Previously, patients with certain sizes of device were considered low risk, but the latest guidance suggests that all patients with “metal-on-metal” hips – including those who have had the devices for many years with no problems – should now be followed up. This will mean thousands of extra patients will need to undergo testing, although the MHRA said it does not anticipate an increase in the number of revision surgeries.
The MHRA’s clinical director of medical devices, Dr Neil McGuire, said: “We’ve now included a group of people who were at low risk, but were not at no risk. It’s more about catching people who could be developing these complications early.”

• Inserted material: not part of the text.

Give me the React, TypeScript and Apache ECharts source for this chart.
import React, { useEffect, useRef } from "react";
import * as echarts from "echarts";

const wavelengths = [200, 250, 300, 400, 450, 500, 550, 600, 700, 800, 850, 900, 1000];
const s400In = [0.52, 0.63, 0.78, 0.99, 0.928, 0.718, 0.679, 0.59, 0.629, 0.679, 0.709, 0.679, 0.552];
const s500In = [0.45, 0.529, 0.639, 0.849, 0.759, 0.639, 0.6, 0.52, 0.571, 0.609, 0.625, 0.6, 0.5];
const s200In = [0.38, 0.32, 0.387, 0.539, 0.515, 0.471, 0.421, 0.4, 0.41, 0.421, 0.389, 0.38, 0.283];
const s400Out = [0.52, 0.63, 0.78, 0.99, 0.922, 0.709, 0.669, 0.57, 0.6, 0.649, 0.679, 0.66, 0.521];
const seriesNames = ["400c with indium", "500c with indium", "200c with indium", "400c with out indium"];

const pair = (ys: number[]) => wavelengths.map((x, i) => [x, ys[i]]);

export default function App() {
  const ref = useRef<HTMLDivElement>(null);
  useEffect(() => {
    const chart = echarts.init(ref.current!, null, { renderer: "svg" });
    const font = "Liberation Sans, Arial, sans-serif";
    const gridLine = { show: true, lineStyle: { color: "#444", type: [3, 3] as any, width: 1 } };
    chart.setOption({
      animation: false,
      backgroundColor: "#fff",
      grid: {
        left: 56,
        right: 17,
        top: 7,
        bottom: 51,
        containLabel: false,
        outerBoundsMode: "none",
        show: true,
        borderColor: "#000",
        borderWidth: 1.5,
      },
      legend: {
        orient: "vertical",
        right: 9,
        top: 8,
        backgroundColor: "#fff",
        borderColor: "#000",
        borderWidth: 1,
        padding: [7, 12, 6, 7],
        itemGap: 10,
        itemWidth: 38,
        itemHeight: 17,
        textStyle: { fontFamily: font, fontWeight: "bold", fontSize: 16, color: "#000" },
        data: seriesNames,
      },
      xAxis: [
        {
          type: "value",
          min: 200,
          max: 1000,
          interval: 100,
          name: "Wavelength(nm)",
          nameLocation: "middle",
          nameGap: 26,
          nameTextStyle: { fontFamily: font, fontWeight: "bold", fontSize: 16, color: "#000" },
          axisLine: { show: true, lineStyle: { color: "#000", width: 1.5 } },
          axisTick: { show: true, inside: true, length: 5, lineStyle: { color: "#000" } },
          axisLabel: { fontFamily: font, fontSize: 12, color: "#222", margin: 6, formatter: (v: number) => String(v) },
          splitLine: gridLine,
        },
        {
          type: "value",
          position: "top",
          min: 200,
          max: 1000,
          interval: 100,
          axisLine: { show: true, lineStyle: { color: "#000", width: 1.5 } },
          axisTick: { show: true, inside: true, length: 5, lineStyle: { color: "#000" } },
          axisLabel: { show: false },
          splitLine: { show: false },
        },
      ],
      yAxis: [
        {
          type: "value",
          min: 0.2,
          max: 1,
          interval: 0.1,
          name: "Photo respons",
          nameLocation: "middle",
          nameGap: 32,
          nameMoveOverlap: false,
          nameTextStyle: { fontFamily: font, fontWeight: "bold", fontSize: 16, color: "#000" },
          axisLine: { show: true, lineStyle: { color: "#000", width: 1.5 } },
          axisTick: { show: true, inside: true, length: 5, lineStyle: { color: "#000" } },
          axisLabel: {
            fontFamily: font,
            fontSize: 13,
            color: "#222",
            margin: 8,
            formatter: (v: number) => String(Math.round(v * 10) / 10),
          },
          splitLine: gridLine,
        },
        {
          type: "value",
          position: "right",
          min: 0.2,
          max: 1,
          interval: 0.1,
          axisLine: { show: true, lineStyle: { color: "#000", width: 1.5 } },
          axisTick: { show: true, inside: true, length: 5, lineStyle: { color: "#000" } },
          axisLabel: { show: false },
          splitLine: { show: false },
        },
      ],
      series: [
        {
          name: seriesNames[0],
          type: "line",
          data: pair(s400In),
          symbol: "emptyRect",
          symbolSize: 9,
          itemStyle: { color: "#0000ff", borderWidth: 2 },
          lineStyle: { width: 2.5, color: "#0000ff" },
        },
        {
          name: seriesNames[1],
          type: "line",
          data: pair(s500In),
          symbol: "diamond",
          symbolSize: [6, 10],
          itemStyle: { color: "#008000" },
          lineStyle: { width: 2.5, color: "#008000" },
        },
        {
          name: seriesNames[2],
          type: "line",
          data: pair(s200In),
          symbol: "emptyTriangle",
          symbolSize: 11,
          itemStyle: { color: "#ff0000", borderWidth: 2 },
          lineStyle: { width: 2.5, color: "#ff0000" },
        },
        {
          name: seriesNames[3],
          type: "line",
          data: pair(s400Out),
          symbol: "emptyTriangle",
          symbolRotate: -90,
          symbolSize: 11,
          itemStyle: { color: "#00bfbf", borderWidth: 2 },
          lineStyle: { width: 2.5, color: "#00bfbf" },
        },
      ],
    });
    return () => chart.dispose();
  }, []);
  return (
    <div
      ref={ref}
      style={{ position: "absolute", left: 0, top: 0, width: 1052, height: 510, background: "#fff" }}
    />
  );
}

The new guidance, aimed at doctors, was issued after MHRA’s experts found that soft tissue necrosis may occur even in patients who are not suffering symptoms such as hip pain or swelling.
McGuire said: “We have updated the current advice to ensure patients with metal-on-metal hip implants continue to receive appropriate follow up to detect emerging complications should they arise.”
“Although the majority of patients with these metal-on-metal devices have well-functioning hips, it is known some may develop soft tissue reactions related to their implant. The clinical advice we have received indicates patients will likely have the best outcomes if these problems are detected early, monitored and treated if necessary.”
Patients who are not aware of the type of joint that was used on them should check with their surgeon. If a metal-on-metal joint was used, they should have regular checks so that a potential problem could be detected early and treated if necessary.